The GNA birthed out of the Libyan Political Agreement (LPA) signed in Morocco in December, has been tasked to re-unify Libya factions and solve the numerous challenges that have gripped the oil-rich country since the demise of former strongman Muammar Gaddafi in 2011.
Enjoying popularity upon arrival in Tripoli, the GNA is now facing growing public discontent due to a number of social issues including shortage of cash, continuous and repeated power cuts, growing humanitarian predicaments.
Speaking to a Swiss media last month, Head of UNSMIL, Martin Kobler, indicated that the GNA is on the verge of falling if nothing is done to meet the social needs.
Another major problem faced by the GNA is the security puzzle in the capital and across the country posed by the Islamic State group.
The unity government are close to a win against the terrorist group in Gaddafi’s hometown of Sirte.
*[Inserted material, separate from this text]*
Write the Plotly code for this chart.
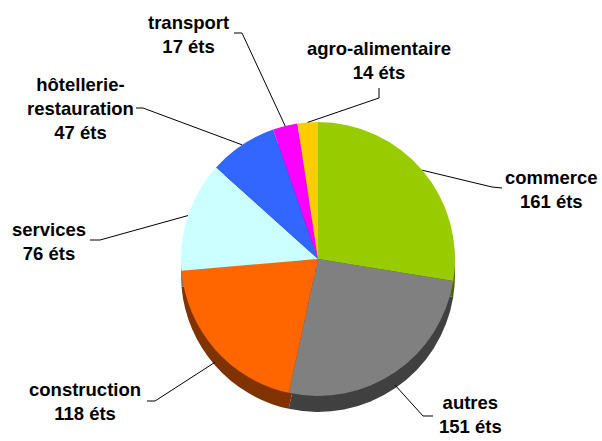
import numpy as np
import plotly.graph_objects as go

# ---- data ----
categories = ["commerce", "autres", "construction", "services",
              "hôtellerie-restauration", "transport", "agro-alimentaire"]
label_texts = ["commerce", "autres", "construction", "services",
               "hôtellerie-<br>restauration", "transport", "agro-alimentaire"]
values = [161, 151, 118, 76, 47, 17, 14]
unit = "éts"

colors_top = ["#99CC00", "#808080", "#FF6600", "#CCFFFF", "#3366FF", "#FF00FF", "#FFCC00"]
colors_side = ["#4D6600", "#404040", "#803300", "#668080", "#1A3380", "#800080", "#806600"]

W, H = 602, 441
cx, cy, R = 318, 259, 137       # pie centre / radius in px
depth = 16                      # 3D side thickness in px

def px2paper(x, y):
    return x / W, 1 - y / H

def dom(cx_, cy_, r):
    return dict(x=[(cx_ - r) / W, (cx_ + r) / W],
                y=[(H - cy_ - r) / H, (H - cy_ + r) / H])

fig = go.Figure()
# side (shadow) pie
fig.add_trace(go.Pie(values=values, labels=categories, sort=False, direction="clockwise",
                     rotation=0, marker=dict(colors=colors_side, line=dict(width=0)),
                     textinfo="none", hoverinfo="skip", showlegend=False,
                     domain=dom(cx, cy + depth, R)))
# top pie
fig.add_trace(go.Pie(values=values, labels=categories, sort=False, direction="clockwise",
                     rotation=0, marker=dict(colors=colors_top, line=dict(width=0)),
                     textinfo="none", showlegend=False,
                     domain=dom(cx, cy, R)))

# label block centres and elbow points (px) - layout only
label_pos = [(551, 189), (470, 414), (85, 401), (49, 241), (80, 109), (188, 35), (379, 61)]
elbows = [[(502, 188), (492, 187)],
          [(433, 416), (423, 416)],
          [(147, 401), (155, 401)],
          [(90, 240), (100, 240)],
          [(136, 108), (143, 108)],
          [(234, 33), (242, 33)],
          [(379, 88), (379, 98)]]

total = float(np.sum(values))
cum = np.cumsum([0] + values)
shapes, annotations = [], []
for i, v in enumerate(values):
    mid = np.deg2rad((cum[i] + v / 2) / total * 360.0)
    ax = cx + R * np.sin(mid)
    ay = cy - R * np.cos(mid)
    if np.cos(mid) < -0.2:
        ay += depth * 0.8
    pts = elbows[i] + [(ax, ay)]
    path = ""
    for j, (x, y) in enumerate(pts):
        px, py = px2paper(x, y)
        path += ("M" if j == 0 else " L") + f" {px:.5f},{py:.5f}"
    shapes.append(dict(type="path", xref="paper", yref="paper", path=path,
                       line=dict(color="black", width=1)))
    lx, ly = px2paper(*label_pos[i])
    annotations.append(dict(x=lx, y=ly, xref="paper", yref="paper",
                            text=f"<b>{label_texts[i]}<br>{v} {unit}</b>",
                            showarrow=False, xanchor="center", yanchor="middle",
                            align="center",
                            font=dict(family="Liberation Sans, Arial, sans-serif",
                                      size=18.5, color="black")))

fig.update_layout(width=W, height=H, margin=dict(l=0, r=0, t=0, b=0),
                  paper_bgcolor="white", plot_bgcolor="white",
                  shapes=shapes, annotations=annotations)
fig.write_html("out.html", config={"displayModeBar": False},
               post_script="document.body.style.margin='0';document.body.style.overflow='hidden';")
The anti-IS campaign launched in May, and supported later on by US air force, is inching towards the end as Misrata forces aligned with the GNA are about to clear the last holdouts of the terrorist group in the city.
Commenting on the US aerial support, Obama’s Secretary of Defense, Ash Carter Wednesday announced he was convinced IS would fall shortly.
The US early last month said it joined the campaign upon Serraj’s request. US military command for Africa known as US-Africa Command has launched more than 100 airstrikes against IS positions in Sirte.